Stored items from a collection
'''

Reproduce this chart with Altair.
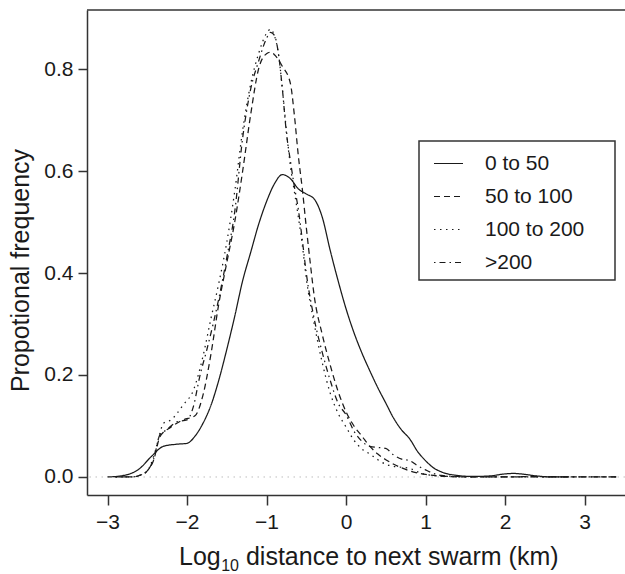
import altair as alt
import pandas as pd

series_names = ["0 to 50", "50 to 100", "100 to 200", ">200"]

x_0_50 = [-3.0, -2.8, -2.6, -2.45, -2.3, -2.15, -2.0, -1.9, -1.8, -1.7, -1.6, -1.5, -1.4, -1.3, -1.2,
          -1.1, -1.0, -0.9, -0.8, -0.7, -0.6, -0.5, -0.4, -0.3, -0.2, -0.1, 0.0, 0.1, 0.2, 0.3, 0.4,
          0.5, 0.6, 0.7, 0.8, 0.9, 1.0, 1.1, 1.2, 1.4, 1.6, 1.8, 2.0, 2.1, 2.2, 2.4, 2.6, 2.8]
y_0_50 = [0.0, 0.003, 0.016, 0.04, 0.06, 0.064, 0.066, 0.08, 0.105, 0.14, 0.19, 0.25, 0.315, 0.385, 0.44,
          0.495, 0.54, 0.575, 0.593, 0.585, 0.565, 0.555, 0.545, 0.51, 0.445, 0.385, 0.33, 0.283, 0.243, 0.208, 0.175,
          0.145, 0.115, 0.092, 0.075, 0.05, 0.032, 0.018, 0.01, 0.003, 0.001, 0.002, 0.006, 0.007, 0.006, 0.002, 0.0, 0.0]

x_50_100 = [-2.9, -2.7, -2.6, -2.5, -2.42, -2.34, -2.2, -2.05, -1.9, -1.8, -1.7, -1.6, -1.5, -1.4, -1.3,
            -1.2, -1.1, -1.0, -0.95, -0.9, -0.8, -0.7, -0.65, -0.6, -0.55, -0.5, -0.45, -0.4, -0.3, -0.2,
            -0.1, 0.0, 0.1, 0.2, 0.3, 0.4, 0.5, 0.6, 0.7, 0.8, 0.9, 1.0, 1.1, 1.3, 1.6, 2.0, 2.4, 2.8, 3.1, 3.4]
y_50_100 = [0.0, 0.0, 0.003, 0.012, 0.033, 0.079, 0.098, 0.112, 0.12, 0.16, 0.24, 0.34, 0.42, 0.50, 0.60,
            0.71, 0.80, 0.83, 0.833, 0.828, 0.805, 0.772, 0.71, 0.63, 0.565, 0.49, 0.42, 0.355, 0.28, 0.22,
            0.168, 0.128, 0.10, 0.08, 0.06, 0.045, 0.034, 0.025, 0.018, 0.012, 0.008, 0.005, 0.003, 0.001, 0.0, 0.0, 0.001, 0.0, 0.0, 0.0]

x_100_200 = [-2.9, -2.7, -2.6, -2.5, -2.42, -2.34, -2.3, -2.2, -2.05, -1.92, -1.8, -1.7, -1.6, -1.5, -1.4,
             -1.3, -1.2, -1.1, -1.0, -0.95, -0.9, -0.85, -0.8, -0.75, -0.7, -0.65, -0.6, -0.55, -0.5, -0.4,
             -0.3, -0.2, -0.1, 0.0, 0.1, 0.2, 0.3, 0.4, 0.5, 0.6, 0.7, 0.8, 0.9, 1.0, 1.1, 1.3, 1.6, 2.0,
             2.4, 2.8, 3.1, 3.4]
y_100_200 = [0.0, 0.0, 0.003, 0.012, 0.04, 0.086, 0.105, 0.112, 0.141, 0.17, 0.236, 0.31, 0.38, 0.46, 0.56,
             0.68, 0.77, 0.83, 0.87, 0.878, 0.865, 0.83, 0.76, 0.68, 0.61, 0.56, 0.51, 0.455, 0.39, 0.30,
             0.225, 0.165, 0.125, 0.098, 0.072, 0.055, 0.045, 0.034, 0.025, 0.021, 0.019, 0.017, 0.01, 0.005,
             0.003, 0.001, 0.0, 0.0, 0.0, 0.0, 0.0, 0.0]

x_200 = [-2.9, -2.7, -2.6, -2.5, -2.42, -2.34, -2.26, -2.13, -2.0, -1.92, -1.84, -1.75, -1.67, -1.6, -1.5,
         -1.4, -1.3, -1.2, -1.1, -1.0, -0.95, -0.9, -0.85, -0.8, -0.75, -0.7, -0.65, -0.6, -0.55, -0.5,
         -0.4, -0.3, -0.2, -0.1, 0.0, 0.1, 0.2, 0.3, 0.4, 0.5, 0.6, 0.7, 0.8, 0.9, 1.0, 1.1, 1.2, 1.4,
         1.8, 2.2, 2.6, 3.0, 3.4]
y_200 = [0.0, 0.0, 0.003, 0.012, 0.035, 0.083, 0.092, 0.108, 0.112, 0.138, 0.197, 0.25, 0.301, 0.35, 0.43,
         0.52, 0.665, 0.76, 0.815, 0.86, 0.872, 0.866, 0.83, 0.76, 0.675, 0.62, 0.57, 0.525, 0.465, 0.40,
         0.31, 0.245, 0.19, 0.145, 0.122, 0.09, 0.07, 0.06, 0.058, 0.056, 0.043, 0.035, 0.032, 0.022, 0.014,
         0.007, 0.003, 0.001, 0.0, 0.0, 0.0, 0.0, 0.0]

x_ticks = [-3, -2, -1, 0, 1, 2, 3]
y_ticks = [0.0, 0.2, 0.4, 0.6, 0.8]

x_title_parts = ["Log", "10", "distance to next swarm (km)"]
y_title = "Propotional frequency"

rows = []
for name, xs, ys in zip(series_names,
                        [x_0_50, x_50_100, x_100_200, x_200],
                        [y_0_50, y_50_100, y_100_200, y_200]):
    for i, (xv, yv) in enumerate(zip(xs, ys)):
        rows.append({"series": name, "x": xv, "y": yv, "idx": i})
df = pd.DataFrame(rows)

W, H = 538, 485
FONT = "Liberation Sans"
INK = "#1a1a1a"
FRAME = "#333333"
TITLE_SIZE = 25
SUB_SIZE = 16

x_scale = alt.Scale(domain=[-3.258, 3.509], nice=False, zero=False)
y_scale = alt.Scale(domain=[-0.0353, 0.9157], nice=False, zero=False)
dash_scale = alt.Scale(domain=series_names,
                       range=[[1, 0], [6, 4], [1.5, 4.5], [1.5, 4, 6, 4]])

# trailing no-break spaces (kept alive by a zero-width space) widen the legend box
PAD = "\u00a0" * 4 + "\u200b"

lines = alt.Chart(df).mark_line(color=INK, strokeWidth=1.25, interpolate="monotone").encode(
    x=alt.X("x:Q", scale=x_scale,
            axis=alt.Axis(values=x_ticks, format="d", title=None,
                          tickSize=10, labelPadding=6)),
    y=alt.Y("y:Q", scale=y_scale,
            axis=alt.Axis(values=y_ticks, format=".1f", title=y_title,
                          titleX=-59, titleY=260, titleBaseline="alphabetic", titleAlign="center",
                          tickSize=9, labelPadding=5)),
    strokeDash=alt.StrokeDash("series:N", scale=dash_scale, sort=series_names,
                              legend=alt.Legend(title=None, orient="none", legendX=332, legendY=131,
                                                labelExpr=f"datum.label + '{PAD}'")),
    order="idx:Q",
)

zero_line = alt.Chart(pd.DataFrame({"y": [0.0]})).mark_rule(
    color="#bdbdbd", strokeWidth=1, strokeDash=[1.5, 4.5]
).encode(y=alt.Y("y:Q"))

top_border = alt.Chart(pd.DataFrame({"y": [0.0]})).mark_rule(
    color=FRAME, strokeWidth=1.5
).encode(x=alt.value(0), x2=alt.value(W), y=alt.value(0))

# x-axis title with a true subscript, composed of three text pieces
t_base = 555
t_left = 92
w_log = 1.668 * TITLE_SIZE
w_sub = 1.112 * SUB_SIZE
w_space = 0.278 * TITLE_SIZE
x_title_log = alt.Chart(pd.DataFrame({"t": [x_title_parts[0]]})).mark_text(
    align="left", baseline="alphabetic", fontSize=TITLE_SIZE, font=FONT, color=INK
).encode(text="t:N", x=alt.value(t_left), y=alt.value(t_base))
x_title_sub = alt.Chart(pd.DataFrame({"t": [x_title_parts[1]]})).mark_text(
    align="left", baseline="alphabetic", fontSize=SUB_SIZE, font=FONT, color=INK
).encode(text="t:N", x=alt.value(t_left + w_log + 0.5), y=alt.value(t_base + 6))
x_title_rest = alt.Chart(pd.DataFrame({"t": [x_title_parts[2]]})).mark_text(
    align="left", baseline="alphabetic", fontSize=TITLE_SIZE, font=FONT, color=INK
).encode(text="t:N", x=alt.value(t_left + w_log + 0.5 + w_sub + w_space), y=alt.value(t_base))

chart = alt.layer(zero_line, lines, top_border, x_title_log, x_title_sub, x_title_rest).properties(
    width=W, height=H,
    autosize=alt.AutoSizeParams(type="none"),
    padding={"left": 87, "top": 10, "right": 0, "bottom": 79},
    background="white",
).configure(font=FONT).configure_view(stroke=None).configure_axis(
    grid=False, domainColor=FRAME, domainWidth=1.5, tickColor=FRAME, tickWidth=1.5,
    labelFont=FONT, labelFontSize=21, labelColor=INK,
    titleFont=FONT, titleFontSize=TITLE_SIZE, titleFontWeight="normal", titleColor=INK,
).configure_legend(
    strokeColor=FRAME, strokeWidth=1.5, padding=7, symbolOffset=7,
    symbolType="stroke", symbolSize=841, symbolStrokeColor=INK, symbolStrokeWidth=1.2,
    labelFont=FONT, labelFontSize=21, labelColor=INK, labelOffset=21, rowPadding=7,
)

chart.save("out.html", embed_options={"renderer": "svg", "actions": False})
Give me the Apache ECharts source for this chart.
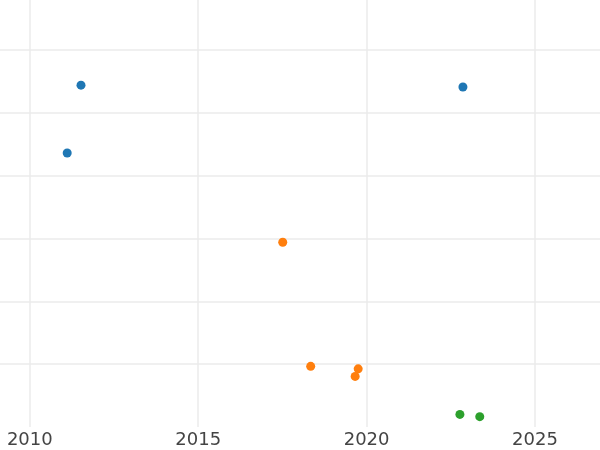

'''

Do this
The answer is a single number, the count of lines in the records that contain the string "with".

Written answer
2